Collected data entries:
↓↓↓

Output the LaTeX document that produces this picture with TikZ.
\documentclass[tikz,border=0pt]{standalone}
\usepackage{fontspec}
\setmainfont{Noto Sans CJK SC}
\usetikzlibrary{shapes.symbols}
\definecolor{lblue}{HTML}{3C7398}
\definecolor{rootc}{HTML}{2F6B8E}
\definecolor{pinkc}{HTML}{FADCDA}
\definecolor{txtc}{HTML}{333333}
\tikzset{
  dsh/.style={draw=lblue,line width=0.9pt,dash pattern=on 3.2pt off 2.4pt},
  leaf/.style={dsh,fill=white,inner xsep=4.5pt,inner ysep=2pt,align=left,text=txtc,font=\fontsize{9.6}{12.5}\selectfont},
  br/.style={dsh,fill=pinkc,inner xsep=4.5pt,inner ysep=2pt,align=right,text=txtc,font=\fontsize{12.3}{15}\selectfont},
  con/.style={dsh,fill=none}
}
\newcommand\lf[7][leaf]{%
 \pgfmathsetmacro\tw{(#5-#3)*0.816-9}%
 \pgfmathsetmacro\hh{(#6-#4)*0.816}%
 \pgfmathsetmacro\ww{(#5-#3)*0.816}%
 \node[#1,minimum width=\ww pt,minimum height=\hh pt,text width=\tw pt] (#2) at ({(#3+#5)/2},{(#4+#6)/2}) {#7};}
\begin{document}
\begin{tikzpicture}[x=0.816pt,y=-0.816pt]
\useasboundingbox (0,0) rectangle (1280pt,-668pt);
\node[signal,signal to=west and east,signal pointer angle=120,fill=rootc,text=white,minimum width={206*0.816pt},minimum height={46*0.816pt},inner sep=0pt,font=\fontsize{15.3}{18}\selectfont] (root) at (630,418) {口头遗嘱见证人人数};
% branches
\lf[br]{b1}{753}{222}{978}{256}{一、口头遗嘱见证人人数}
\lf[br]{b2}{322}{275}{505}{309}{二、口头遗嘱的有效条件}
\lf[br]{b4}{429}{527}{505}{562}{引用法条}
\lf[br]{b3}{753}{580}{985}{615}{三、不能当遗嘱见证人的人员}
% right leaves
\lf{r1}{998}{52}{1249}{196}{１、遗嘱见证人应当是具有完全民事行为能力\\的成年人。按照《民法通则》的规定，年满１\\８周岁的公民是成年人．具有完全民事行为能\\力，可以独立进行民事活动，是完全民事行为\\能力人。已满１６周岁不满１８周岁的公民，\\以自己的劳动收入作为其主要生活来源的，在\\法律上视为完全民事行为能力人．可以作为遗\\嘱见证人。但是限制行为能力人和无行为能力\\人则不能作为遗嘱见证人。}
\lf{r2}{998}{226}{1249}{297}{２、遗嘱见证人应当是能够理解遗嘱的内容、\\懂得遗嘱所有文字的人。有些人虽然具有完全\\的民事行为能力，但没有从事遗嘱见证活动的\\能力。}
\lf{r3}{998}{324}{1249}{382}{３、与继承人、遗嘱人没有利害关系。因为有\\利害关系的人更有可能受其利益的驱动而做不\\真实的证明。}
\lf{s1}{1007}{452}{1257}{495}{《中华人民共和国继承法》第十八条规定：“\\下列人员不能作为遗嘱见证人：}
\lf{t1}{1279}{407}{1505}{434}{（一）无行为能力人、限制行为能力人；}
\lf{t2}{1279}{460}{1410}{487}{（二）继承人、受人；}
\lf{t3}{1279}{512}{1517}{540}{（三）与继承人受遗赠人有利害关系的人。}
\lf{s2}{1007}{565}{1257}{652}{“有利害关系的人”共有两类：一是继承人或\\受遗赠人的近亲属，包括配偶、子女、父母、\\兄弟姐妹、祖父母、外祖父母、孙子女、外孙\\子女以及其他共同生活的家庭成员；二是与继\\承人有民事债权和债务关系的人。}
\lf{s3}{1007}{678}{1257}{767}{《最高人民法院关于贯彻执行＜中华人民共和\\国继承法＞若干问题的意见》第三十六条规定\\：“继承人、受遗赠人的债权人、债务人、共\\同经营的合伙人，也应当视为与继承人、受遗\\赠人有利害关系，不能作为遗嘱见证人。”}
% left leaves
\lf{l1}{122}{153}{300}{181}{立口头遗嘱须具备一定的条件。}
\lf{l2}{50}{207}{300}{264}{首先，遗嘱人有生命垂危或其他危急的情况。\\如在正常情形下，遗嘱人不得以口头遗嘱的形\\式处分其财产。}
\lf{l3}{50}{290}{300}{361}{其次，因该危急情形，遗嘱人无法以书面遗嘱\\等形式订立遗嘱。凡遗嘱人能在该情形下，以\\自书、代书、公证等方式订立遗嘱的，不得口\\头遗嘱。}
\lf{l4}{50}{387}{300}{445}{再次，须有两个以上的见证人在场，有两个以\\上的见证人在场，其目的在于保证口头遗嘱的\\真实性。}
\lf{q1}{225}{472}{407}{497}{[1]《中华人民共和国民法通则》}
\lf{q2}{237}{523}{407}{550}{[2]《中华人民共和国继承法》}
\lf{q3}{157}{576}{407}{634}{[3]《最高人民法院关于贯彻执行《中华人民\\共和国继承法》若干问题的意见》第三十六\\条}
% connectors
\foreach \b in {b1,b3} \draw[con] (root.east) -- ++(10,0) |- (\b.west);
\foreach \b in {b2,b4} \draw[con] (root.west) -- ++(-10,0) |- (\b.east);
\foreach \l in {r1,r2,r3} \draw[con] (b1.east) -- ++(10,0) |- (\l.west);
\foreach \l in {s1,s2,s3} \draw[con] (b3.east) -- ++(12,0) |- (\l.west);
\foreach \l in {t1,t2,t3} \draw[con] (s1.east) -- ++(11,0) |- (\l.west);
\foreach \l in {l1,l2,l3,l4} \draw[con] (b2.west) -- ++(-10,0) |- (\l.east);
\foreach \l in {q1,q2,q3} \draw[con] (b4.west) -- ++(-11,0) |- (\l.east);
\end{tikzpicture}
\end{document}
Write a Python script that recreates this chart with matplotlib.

↑↑↑

▶ [Your goal] Return all of the above records exactly, leaving no line out.

▶ [The response]
Output the LaTeX document that produces this picture with TikZ.
\documentclass[tikz,border=0pt]{standalone}
\usepackage{fontspec}
\setmainfont{Noto Sans CJK SC}
\usetikzlibrary{shapes.symbols}
\definecolor{lblue}{HTML}{3C7398}
\definecolor{rootc}{HTML}{2F6B8E}
\definecolor{pinkc}{HTML}{FADCDA}
\definecolor{txtc}{HTML}{333333}
\tikzset{
  dsh/.style={draw=lblue,line width=0.9pt,dash pattern=on 3.2pt off 2.4pt},
  leaf/.style={dsh,fill=white,inner xsep=4.5pt,inner ysep=2pt,align=left,text=txtc,font=\fontsize{9.6}{12.5}\selectfont},
  br/.style={dsh,fill=pinkc,inner xsep=4.5pt,inner ysep=2pt,align=right,text=txtc,font=\fontsize{12.3}{15}\selectfont},
  con/.style={dsh,fill=none}
}
\newcommand\lf[7][leaf]{%
 \pgfmathsetmacro\tw{(#5-#3)*0.816-9}%
 \pgfmathsetmacro\hh{(#6-#4)*0.816}%
 \pgfmathsetmacro\ww{(#5-#3)*0.816}%
 \node[#1,minimum width=\ww pt,minimum height=\hh pt,text width=\tw pt] (#2) at ({(#3+#5)/2},{(#4+#6)/2}) {#7};}
\begin{document}
\begin{tikzpicture}[x=0.816pt,y=-0.816pt]
\useasboundingbox (0,0) rectangle (1280pt,-668pt);
\node[signal,signal to=west and east,signal pointer angle=120,fill=rootc,text=white,minimum width={206*0.816pt},minimum height={46*0.816pt},inner sep=0pt,font=\fontsize{15.3}{18}\selectfont] (root) at (630,418) {口头遗嘱见证人人数};
% branches
\lf[br]{b1}{753}{222}{978}{256}{一、口头遗嘱见证人人数}
\lf[br]{b2}{322}{275}{505}{309}{二、口头遗嘱的有效条件}
\lf[br]{b4}{429}{527}{505}{562}{引用法条}
\lf[br]{b3}{753}{580}{985}{615}{三、不能当遗嘱见证人的人员}
% right leaves
\lf{r1}{998}{52}{1249}{196}{１、遗嘱见证人应当是具有完全民事行为能力\\的成年人。按照《民法通则》的规定，年满１\\８周岁的公民是成年人．具有完全民事行为能\\力，可以独立进行民事活动，是完全民事行为\\能力人。已满１６周岁不满１８周岁的公民，\\以自己的劳动收入作为其主要生活来源的，在\\法律上视为完全民事行为能力人．可以作为遗\\嘱见证人。但是限制行为能力人和无行为能力\\人则不能作为遗嘱见证人。}
\lf{r2}{998}{226}{1249}{297}{２、遗嘱见证人应当是能够理解遗嘱的内容、\\懂得遗嘱所有文字的人。有些人虽然具有完全\\的民事行为能力，但没有从事遗嘱见证活动的\\能力。}
\lf{r3}{998}{324}{1249}{382}{３、与继承人、遗嘱人没有利害关系。因为有\\利害关系的人更有可能受其利益的驱动而做不\\真实的证明。}
\lf{s1}{1007}{452}{1257}{495}{《中华人民共和国继承法》第十八条规定：“\\下列人员不能作为遗嘱见证人：}
\lf{t1}{1279}{407}{1505}{434}{（一）无行为能力人、限制行为能力人；}
\lf{t2}{1279}{460}{1410}{487}{（二）继承人、受人；}
\lf{t3}{1279}{512}{1517}{540}{（三）与继承人受遗赠人有利害关系的人。}
\lf{s2}{1007}{565}{1257}{652}{“有利害关系的人”共有两类：一是继承人或\\受遗赠人的近亲属，包括配偶、子女、父母、\\兄弟姐妹、祖父母、外祖父母、孙子女、外孙\\子女以及其他共同生活的家庭成员；二是与继\\承人有民事债权和债务关系的人。}
\lf{s3}{1007}{678}{1257}{767}{《最高人民法院关于贯彻执行＜中华人民共和\\国继承法＞若干问题的意见》第三十六条规定\\：“继承人、受遗赠人的债权人、债务人、共\\同经营的合伙人，也应当视为与继承人、受遗\\赠人有利害关系，不能作为遗嘱见证人。”}
% left leaves
\lf{l1}{122}{153}{300}{181}{立口头遗嘱须具备一定的条件。}
\lf{l2}{50}{207}{300}{264}{首先，遗嘱人有生命垂危或其他危急的情况。\\如在正常情形下，遗嘱人不得以口头遗嘱的形\\式处分其财产。}
\lf{l3}{50}{290}{300}{361}{其次，因该危急情形，遗嘱人无法以书面遗嘱\\等形式订立遗嘱。凡遗嘱人能在该情形下，以\\自书、代书、公证等方式订立遗嘱的，不得口\\头遗嘱。}
\lf{l4}{50}{387}{300}{445}{再次，须有两个以上的见证人在场，有两个以\\上的见证人在场，其目的在于保证口头遗嘱的\\真实性。}
\lf{q1}{225}{472}{407}{497}{[1]《中华人民共和国民法通则》}
\lf{q2}{237}{523}{407}{550}{[2]《中华人民共和国继承法》}
\lf{q3}{157}{576}{407}{634}{[3]《最高人民法院关于贯彻执行《中华人民\\共和国继承法》若干问题的意见》第三十六\\条}
% connectors
\foreach \b in {b1,b3} \draw[con] (root.east) -- ++(10,0) |- (\b.west);
\foreach \b in {b2,b4} \draw[con] (root.west) -- ++(-10,0) |- (\b.east);
\foreach \l in {r1,r2,r3} \draw[con] (b1.east) -- ++(10,0) |- (\l.west);
\foreach \l in {s1,s2,s3} \draw[con] (b3.east) -- ++(12,0) |- (\l.west);
\foreach \l in {t1,t2,t3} \draw[con] (s1.east) -- ++(11,0) |- (\l.west);
\foreach \l in {l1,l2,l3,l4} \draw[con] (b2.west) -- ++(-10,0) |- (\l.east);
\foreach \l in {q1,q2,q3} \draw[con] (b4.west) -- ++(-11,0) |- (\l.east);
\end{tikzpicture}
\end{document}
Write a Python script that recreates this chart with matplotlib.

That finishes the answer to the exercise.